» **Exercise goal**
All entries below need to be written out exactly, but without their pictures.

(Code that draws figures)
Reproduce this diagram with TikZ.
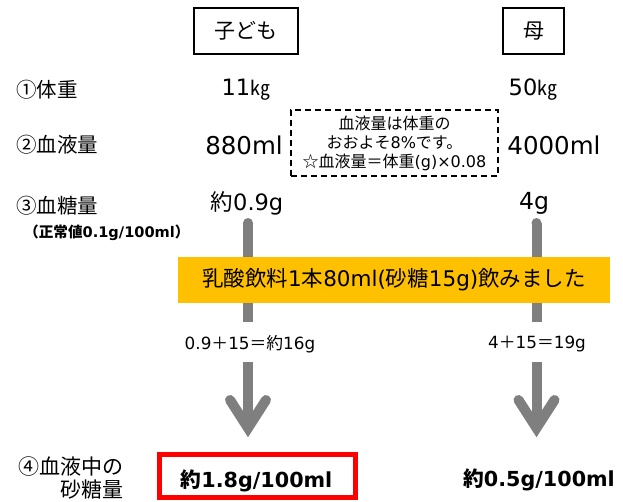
\documentclass[tikz,border=0pt]{standalone}
\usepackage{fontspec}
\usetikzlibrary{calc}
\setmainfont{Noto Sans CJK JP}
\newfontfamily\lat{DejaVu Sans}
\newcommand{\latx}[1]{{\lat #1}}
\definecolor{arrowgray}{HTML}{7F7F7F}
\definecolor{gold}{HTML}{FFC000}
\definecolor{redbox}{HTML}{FF0000}
\begin{document}
\begin{tikzpicture}[x=1pt,y=-1pt,
  headbox/.style={draw=black,line width=2.5pt,minimum width=#1,minimum height=46pt,inner sep=0pt,font=\fontsize{21}{24}\selectfont},
  rowlabel/.style={anchor=west,inner sep=0pt,font=\fontsize{20.5}{24}\selectfont},
  val/.style={inner sep=0pt,font=\fontsize{22.5}{26}\selectfont},
  calc/.style={inner sep=0pt,font=\fontsize{16.8}{20}\selectfont},
  result/.style={inner sep=0pt,font=\bfseries\fontsize{20.7}{24}\selectfont},
  shaft/.style={draw=arrowgray,line width=10pt},
  vhead/.style={draw=arrowgray,line width=10pt,line cap=round,line join=miter}]
\useasboundingbox (0,0) rectangle (623,502);
% header boxes
\node[headbox=104pt] (child) at (246,31) {子ども};
\node[headbox=61pt] (mother) at (533.5,31) {母};
% row labels
\node[rowlabel] (l1) at (16,90) {①体重};
\node[rowlabel] (l2) at (16,145) {②血液量};
\node[rowlabel] (l3) at (16,206) {③血糖量};
\node[anchor=west,inner sep=0pt,font=\bfseries\fontsize{14.6}{17}\selectfont] (normal) at (24,233) {（正常値\latx{0.1g/100ml}）};
% values
\node[val] (c1) at (246,90) {\latx{11}{\fontsize{20}{24}\selectfont ㎏}};
\node[val] (m1) at (533,90) {\latx{50}{\fontsize{20}{24}\selectfont ㎏}};
\node[val,font=\fontsize{24.5}{28}\selectfont] (c2) at (244,145) {\latx{880ml}};
\node[val,font=\fontsize{24.5}{28}\selectfont] (m2) at (554,145) {\latx{4000ml}};
\node[val] (c3) at (247,203) {約\latx{0.9g}};
\node[val,font=\fontsize{23.5}{28}\selectfont] (m3) at (534,203) {\latx{4g}};
% note
\node[draw=black,line width=1.5pt,dash pattern=on 6pt off 4pt,minimum width=207pt,minimum height=66pt,inner sep=0pt,align=center,font=\fontsize{16}{19}\selectfont] (note) at (394.5,143)
  {血液量は体重の\\おおよそ\latx{8\%}です。\\☆血液量＝体重\latx{(g)×0.08}};
% arrows upper parts
\coordinate (ctop) at (248,223);
\coordinate (cmid) at (248,322);
\coordinate (mtop) at (536.5,223);
\coordinate (mmid) at (536.5,322);
\fill[arrowgray] (ctop) circle (5pt);
\fill[arrowgray] (mtop) circle (5pt);
\draw[shaft] (ctop) -- (cmid);
\draw[shaft] (mtop) -- (mmid);
% orange band
\node[fill=gold,minimum width=432pt,minimum height=46pt,inner sep=0pt,font=\fontsize{21.5}{24}\selectfont] (drink) at (394,280) {乳酸飲料\latx{1}本\latx{80ml(}砂糖\latx{15g)}飲みました};
% calc labels
\node[calc] (cc) at (250,344) {\latx{0.9}＋\latx{15}＝約\latx{16g}};
\node[calc] (mc) at (537,344) {\latx{4}＋\latx{15}＝\latx{19g}};
% lower arrows
\coordinate (cs) at (248,362);
\coordinate (ce) at (248,426);
\coordinate (ct) at (248,428);
\coordinate (ms) at (536.5,362);
\coordinate (me) at (536.5,426);
\coordinate (mt) at (536.5,428);
\draw[shaft] (cs) -- (ce);
\draw[shaft] (ms) -- (me);
\draw[vhead] ($(ct)+(-18,-28)$) -- (ct) -- ($(ct)+(18,-28)$);
\draw[vhead] ($(mt)+(-18,-28)$) -- (mt) -- ($(mt)+(18,-28)$);
% bottom row
\node[anchor=east,inner sep=0pt,align=right,font=\fontsize{21}{23}\selectfont] (l4) at (124,478) {④血液中の\\砂糖量};
\draw[redbox,line width=5pt] (159.5,454.5) rectangle (355.5,497.5);
\node[result] (cr) at (256.5,481) {約\latx{1.8g/100ml}};
\node[result] (mr) at (539,480) {約\latx{0.5g/100ml}};
\end{tikzpicture}
\end{document}
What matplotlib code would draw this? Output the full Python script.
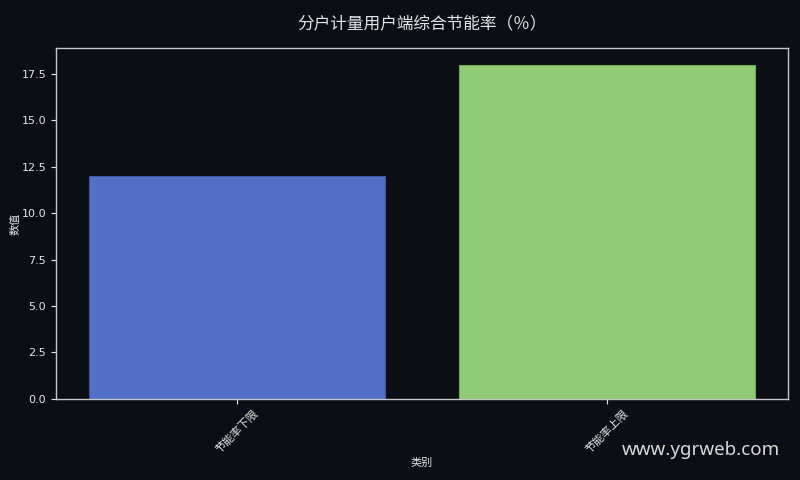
import matplotlib
matplotlib.use("Agg")
import matplotlib.pyplot as plt

# data
categories = ["节能率下限", "节能率上限"]
values = [12, 18]
bar_colors = ["#5470c6", "#91cc75"]
edge_colors = ["#3f56a0", "#6fa957"]

title = "分户计量用户端综合节能率（％）"
x_label = "类别"
y_label = "数值"
watermark = "www.ygrweb.com"

bg = "#0b0e14"
fg = "#e6e6e6"

plt.rcParams['font.family'] = ['Noto Sans CJK SC', 'DejaVu Sans']
plt.rcParams['axes.unicode_minus'] = False

fig = plt.figure(figsize=(8, 4.8), dpi=100, facecolor=bg)
ax = fig.add_axes([0.07, 0.169, 0.915, 0.731])
ax.set_facecolor(bg)

ax.bar(range(len(categories)), values, width=0.8, color=bar_colors,
       edgecolor=edge_colors, linewidth=0.8)

ax.set_xticks(range(len(categories)))
ax.set_xticklabels(categories, rotation=45, fontsize=8, color=fg)
ax.tick_params(axis='y', labelsize=8, colors=fg)
ax.tick_params(axis='x', colors=fg)
for lbl in ax.get_yticklabels():
    lbl.set_family(['DejaVu Sans'])

for s in ax.spines.values():
    s.set_color("#c8c8c8")
    s.set_linewidth(1.0)

ax.set_xlabel(x_label, fontsize=8, color=fg, labelpad=2)
ax.set_ylabel(y_label, fontsize=8, color=fg, labelpad=1)
ax.set_title(title, fontsize=12, color=fg, pad=14)

fig.text(0.975, 0.052, watermark, ha='right', va='baseline', fontsize=13.5,
         color="#d9d9d9", family=['Noto Sans', 'DejaVu Sans'])

fig.savefig("out.png", dpi=100, facecolor=bg)
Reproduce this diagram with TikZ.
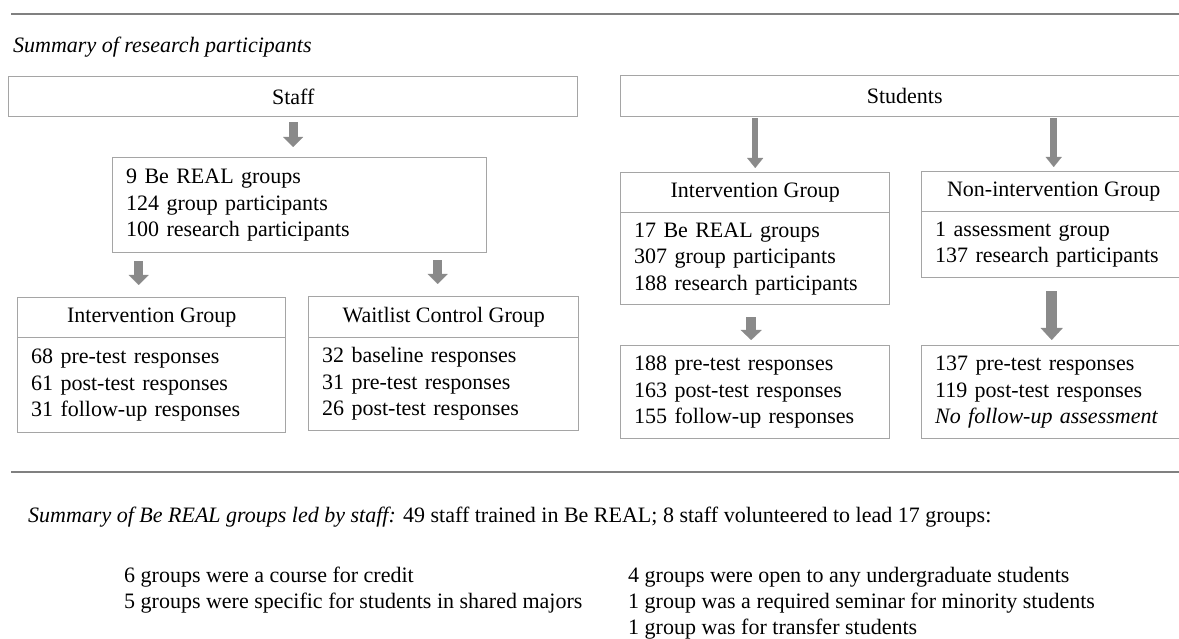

» **Answer**
Reproduce this diagram with TikZ.
\documentclass[tikz,border=0pt]{standalone}
\usepackage{fontspec}
\usetikzlibrary{calc}
\setmainfont{Noto Sans CJK JP}
\newfontfamily\lat{DejaVu Sans}
\newcommand{\latx}[1]{{\lat #1}}
\definecolor{arrowgray}{HTML}{7F7F7F}
\definecolor{gold}{HTML}{FFC000}
\definecolor{redbox}{HTML}{FF0000}
\begin{document}
\begin{tikzpicture}[x=1pt,y=-1pt,
  headbox/.style={draw=black,line width=2.5pt,minimum width=#1,minimum height=46pt,inner sep=0pt,font=\fontsize{21}{24}\selectfont},
  rowlabel/.style={anchor=west,inner sep=0pt,font=\fontsize{20.5}{24}\selectfont},
  val/.style={inner sep=0pt,font=\fontsize{22.5}{26}\selectfont},
  calc/.style={inner sep=0pt,font=\fontsize{16.8}{20}\selectfont},
  result/.style={inner sep=0pt,font=\bfseries\fontsize{20.7}{24}\selectfont},
  shaft/.style={draw=arrowgray,line width=10pt},
  vhead/.style={draw=arrowgray,line width=10pt,line cap=round,line join=miter}]
\useasboundingbox (0,0) rectangle (623,502);
% header boxes
\node[headbox=104pt] (child) at (246,31) {子ども};
\node[headbox=61pt] (mother) at (533.5,31) {母};
% row labels
\node[rowlabel] (l1) at (16,90) {①体重};
\node[rowlabel] (l2) at (16,145) {②血液量};
\node[rowlabel] (l3) at (16,206) {③血糖量};
\node[anchor=west,inner sep=0pt,font=\bfseries\fontsize{14.6}{17}\selectfont] (normal) at (24,233) {（正常値\latx{0.1g/100ml}）};
% values
\node[val] (c1) at (246,90) {\latx{11}{\fontsize{20}{24}\selectfont ㎏}};
\node[val] (m1) at (533,90) {\latx{50}{\fontsize{20}{24}\selectfont ㎏}};
\node[val,font=\fontsize{24.5}{28}\selectfont] (c2) at (244,145) {\latx{880ml}};
\node[val,font=\fontsize{24.5}{28}\selectfont] (m2) at (554,145) {\latx{4000ml}};
\node[val] (c3) at (247,203) {約\latx{0.9g}};
\node[val,font=\fontsize{23.5}{28}\selectfont] (m3) at (534,203) {\latx{4g}};
% note
\node[draw=black,line width=1.5pt,dash pattern=on 6pt off 4pt,minimum width=207pt,minimum height=66pt,inner sep=0pt,align=center,font=\fontsize{16}{19}\selectfont] (note) at (394.5,143)
  {血液量は体重の\\おおよそ\latx{8\%}です。\\☆血液量＝体重\latx{(g)×0.08}};
% arrows upper parts
\coordinate (ctop) at (248,223);
\coordinate (cmid) at (248,322);
\coordinate (mtop) at (536.5,223);
\coordinate (mmid) at (536.5,322);
\fill[arrowgray] (ctop) circle (5pt);
\fill[arrowgray] (mtop) circle (5pt);
\draw[shaft] (ctop) -- (cmid);
\draw[shaft] (mtop) -- (mmid);
% orange band
\node[fill=gold,minimum width=432pt,minimum height=46pt,inner sep=0pt,font=\fontsize{21.5}{24}\selectfont] (drink) at (394,280) {乳酸飲料\latx{1}本\latx{80ml(}砂糖\latx{15g)}飲みました};
% calc labels
\node[calc] (cc) at (250,344) {\latx{0.9}＋\latx{15}＝約\latx{16g}};
\node[calc] (mc) at (537,344) {\latx{4}＋\latx{15}＝\latx{19g}};
% lower arrows
\coordinate (cs) at (248,362);
\coordinate (ce) at (248,426);
\coordinate (ct) at (248,428);
\coordinate (ms) at (536.5,362);
\coordinate (me) at (536.5,426);
\coordinate (mt) at (536.5,428);
\draw[shaft] (cs) -- (ce);
\draw[shaft] (ms) -- (me);
\draw[vhead] ($(ct)+(-18,-28)$) -- (ct) -- ($(ct)+(18,-28)$);
\draw[vhead] ($(mt)+(-18,-28)$) -- (mt) -- ($(mt)+(18,-28)$);
% bottom row
\node[anchor=east,inner sep=0pt,align=right,font=\fontsize{21}{23}\selectfont] (l4) at (124,478) {④血液中の\\砂糖量};
\draw[redbox,line width=5pt] (159.5,454.5) rectangle (355.5,497.5);
\node[result] (cr) at (256.5,481) {約\latx{1.8g/100ml}};
\node[result] (mr) at (539,480) {約\latx{0.5g/100ml}};
\end{tikzpicture}
\end{document}
What matplotlib code would draw this? Output the full Python script.
import matplotlib
matplotlib.use("Agg")
import matplotlib.pyplot as plt

# data
categories = ["节能率下限", "节能率上限"]
values = [12, 18]
bar_colors = ["#5470c6", "#91cc75"]
edge_colors = ["#3f56a0", "#6fa957"]

title = "分户计量用户端综合节能率（％）"
x_label = "类别"
y_label = "数值"
watermark = "www.ygrweb.com"

bg = "#0b0e14"
fg = "#e6e6e6"

plt.rcParams['font.family'] = ['Noto Sans CJK SC', 'DejaVu Sans']
plt.rcParams['axes.unicode_minus'] = False

fig = plt.figure(figsize=(8, 4.8), dpi=100, facecolor=bg)
ax = fig.add_axes([0.07, 0.169, 0.915, 0.731])
ax.set_facecolor(bg)

ax.bar(range(len(categories)), values, width=0.8, color=bar_colors,
       edgecolor=edge_colors, linewidth=0.8)

ax.set_xticks(range(len(categories)))
ax.set_xticklabels(categories, rotation=45, fontsize=8, color=fg)
ax.tick_params(axis='y', labelsize=8, colors=fg)
ax.tick_params(axis='x', colors=fg)
for lbl in ax.get_yticklabels():
    lbl.set_family(['DejaVu Sans'])

for s in ax.spines.values():
    s.set_color("#c8c8c8")
    s.set_linewidth(1.0)

ax.set_xlabel(x_label, fontsize=8, color=fg, labelpad=2)
ax.set_ylabel(y_label, fontsize=8, color=fg, labelpad=1)
ax.set_title(title, fontsize=12, color=fg, pad=14)

fig.text(0.975, 0.052, watermark, ha='right', va='baseline', fontsize=13.5,
         color="#d9d9d9", family=['Noto Sans', 'DejaVu Sans'])

fig.savefig("out.png", dpi=100, facecolor=bg)
Reproduce this diagram with TikZ.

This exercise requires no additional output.